There is a pressing national need to ensure that election advertising is legal. CSIS has demonstrated that foreign interests were active in the 2015 Federal campaign, and may have been influential. There is good reason to believe, from reports of agents like twutter and reddit that foreign interests, both Russian and Chinese at least were active during the Ontario 2017 election too. There's very good reason to believe that the elections in Alberta and nationally this year are at risk.

This is similar to the argument that polluters use: a little corruption of the public commons is necessary for business to exist.

That's both not proven, and secondly, not, on balance worth the undue influence on our electoral process that's already under threat.

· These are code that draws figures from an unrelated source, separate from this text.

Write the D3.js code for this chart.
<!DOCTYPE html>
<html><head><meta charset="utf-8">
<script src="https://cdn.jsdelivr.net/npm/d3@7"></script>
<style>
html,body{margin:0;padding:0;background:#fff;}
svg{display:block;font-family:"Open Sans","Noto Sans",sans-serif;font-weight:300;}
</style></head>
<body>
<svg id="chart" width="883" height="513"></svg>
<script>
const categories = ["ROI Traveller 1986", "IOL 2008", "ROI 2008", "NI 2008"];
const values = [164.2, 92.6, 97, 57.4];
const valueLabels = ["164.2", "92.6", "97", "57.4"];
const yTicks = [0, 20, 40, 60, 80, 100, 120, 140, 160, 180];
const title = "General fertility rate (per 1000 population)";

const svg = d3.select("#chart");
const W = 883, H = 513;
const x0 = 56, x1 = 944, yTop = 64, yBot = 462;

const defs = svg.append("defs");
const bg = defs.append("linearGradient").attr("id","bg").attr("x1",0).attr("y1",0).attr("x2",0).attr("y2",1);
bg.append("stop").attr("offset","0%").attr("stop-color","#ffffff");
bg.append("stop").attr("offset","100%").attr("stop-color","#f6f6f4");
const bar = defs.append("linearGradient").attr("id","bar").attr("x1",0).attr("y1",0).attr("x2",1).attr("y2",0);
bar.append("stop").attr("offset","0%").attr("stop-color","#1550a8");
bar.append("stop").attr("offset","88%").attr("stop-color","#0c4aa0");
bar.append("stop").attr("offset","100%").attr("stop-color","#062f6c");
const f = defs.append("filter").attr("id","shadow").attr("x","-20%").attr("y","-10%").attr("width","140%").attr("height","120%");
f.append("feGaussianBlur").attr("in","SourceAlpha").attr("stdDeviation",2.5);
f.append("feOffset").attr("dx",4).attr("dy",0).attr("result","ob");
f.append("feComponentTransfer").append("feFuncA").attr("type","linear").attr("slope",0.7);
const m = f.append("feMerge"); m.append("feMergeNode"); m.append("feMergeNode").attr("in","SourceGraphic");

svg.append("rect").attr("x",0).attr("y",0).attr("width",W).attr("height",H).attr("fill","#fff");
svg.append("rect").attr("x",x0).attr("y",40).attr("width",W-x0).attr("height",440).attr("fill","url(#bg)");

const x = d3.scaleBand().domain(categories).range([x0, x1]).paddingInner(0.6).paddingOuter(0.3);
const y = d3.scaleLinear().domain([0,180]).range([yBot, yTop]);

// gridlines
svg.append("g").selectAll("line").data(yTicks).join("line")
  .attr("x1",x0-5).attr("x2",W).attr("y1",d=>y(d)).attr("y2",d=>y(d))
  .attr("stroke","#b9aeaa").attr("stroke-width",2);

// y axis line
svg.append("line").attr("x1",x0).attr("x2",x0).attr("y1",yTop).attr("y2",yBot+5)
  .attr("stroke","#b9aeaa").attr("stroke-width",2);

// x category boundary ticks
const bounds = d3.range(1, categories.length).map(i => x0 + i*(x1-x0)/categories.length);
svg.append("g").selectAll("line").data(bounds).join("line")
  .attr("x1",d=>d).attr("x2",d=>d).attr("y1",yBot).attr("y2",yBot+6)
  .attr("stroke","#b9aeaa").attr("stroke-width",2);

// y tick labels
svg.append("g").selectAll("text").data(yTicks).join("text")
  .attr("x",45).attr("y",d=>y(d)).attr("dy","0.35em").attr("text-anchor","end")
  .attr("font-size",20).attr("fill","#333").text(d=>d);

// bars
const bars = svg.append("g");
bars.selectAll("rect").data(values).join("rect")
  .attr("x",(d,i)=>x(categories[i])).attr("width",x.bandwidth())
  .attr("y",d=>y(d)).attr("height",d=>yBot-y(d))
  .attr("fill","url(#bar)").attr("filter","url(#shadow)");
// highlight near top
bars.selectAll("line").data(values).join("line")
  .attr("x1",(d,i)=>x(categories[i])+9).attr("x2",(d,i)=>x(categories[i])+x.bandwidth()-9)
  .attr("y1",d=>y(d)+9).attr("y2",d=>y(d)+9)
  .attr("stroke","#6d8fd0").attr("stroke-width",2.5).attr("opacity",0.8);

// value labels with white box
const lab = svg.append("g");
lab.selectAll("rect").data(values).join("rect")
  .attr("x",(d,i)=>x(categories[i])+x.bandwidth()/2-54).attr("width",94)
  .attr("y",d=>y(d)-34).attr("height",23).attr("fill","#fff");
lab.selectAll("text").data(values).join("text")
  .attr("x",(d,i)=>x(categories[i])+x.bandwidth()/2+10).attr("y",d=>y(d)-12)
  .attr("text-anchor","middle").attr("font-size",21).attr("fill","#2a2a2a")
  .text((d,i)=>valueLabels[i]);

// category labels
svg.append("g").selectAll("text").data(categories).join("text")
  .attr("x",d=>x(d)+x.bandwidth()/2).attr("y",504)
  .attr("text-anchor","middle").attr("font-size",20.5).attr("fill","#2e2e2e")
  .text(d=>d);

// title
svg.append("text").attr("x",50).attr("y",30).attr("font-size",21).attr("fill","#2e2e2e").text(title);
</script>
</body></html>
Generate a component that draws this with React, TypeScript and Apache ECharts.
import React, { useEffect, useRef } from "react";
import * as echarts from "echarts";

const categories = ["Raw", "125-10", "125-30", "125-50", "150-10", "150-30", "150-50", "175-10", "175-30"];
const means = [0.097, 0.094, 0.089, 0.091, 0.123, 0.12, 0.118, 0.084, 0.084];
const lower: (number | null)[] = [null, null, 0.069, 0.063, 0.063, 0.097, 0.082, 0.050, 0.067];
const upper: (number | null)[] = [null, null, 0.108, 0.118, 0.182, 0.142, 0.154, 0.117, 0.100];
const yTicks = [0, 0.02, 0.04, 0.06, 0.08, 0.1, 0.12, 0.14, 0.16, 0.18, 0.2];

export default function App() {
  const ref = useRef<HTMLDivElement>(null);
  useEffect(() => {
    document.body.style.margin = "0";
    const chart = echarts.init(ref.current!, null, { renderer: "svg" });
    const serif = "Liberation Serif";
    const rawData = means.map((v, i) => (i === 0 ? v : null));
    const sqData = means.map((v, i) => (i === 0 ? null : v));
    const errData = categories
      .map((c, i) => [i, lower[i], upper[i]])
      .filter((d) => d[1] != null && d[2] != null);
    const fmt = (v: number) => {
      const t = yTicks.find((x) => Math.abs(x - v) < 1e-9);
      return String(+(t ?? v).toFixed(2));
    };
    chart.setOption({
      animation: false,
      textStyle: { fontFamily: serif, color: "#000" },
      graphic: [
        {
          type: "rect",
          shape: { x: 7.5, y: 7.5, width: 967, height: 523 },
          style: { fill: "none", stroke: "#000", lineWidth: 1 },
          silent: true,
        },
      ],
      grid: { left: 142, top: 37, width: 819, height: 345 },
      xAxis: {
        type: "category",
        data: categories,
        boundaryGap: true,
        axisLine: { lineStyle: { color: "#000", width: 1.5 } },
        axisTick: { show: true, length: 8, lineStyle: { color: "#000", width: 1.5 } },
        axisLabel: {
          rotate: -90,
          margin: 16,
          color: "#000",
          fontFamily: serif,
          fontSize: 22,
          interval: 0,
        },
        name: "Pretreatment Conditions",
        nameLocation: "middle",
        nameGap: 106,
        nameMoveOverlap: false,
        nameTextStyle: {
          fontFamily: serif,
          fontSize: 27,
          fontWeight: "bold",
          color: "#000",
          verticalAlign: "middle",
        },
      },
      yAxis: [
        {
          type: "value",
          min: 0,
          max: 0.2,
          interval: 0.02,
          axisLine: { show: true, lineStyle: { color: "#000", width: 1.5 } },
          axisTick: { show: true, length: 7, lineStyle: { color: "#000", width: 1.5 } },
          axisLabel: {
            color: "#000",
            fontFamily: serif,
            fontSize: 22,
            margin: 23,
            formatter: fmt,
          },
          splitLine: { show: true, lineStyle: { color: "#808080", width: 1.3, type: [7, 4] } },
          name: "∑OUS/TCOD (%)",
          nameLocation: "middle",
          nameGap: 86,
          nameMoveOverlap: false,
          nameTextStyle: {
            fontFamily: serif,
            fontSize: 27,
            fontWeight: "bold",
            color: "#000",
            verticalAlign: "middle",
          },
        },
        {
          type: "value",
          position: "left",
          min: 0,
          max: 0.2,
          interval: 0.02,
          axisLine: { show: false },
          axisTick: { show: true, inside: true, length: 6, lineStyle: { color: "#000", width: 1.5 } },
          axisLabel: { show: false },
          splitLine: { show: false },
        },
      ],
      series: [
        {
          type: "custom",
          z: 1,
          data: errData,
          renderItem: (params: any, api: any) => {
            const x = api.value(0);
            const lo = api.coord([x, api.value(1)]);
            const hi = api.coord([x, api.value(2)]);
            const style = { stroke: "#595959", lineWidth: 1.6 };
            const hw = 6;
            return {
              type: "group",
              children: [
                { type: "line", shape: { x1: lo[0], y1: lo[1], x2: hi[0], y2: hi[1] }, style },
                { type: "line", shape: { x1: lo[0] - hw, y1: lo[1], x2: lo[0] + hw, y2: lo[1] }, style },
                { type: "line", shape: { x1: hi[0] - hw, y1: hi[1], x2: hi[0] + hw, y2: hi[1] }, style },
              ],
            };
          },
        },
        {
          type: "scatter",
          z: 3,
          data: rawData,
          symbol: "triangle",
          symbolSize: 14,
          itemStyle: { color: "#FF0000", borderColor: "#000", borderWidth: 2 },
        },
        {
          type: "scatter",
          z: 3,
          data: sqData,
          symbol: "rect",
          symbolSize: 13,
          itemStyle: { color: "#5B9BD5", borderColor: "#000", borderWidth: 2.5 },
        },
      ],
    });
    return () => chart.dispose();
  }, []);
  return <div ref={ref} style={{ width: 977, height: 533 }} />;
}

When a forest is on fire, sometimes the best thing to do is to simply cut it off from the rest and let it burn itself out. The regulations should target the essential electoral environment we need without reference to non-essential businesses. This is a national security issue. The government needn't demonstrate or prove anything else. Google can burn.
posted by bonehead at 10:41 AM on March 5, 2019 [9 favorites]


Otherwise Google / Facebook would be fined massively each time an advert for opium poppy seeds snuck through...

And this would be bad...why?

Well in that particular case because they should be legal to purchase for personal use (but actually in practice I'm not sure they aren't?)
posted by atoxyl at 11:32 AM on March 5, 2019


Google's advertising algorithm explained, previously.
posted by hilberseimer at 5:44 PM on March 5, 2019


So if this means Canada doesn’t get polical ads the same way we don’t get US medicine ads (ask your doctor!) then I think I’m all for it.
posted by furtive at 7:30 PM on March 5, 2019


So if this means Canada doesn’t get polical ads the same way we don’t get US medicine ads (ask your doctor!) then I think I’m all for it.

In case any of our US friends are wondering about this, the only ads you are allowed for most pharmaceuticals on Canadian channels is a "reminder ad" that names the product but cannot show what the product is for. These attempt to impressionistically convey a non-specific sense of wellbeing with mostly boring but occasionally funny results.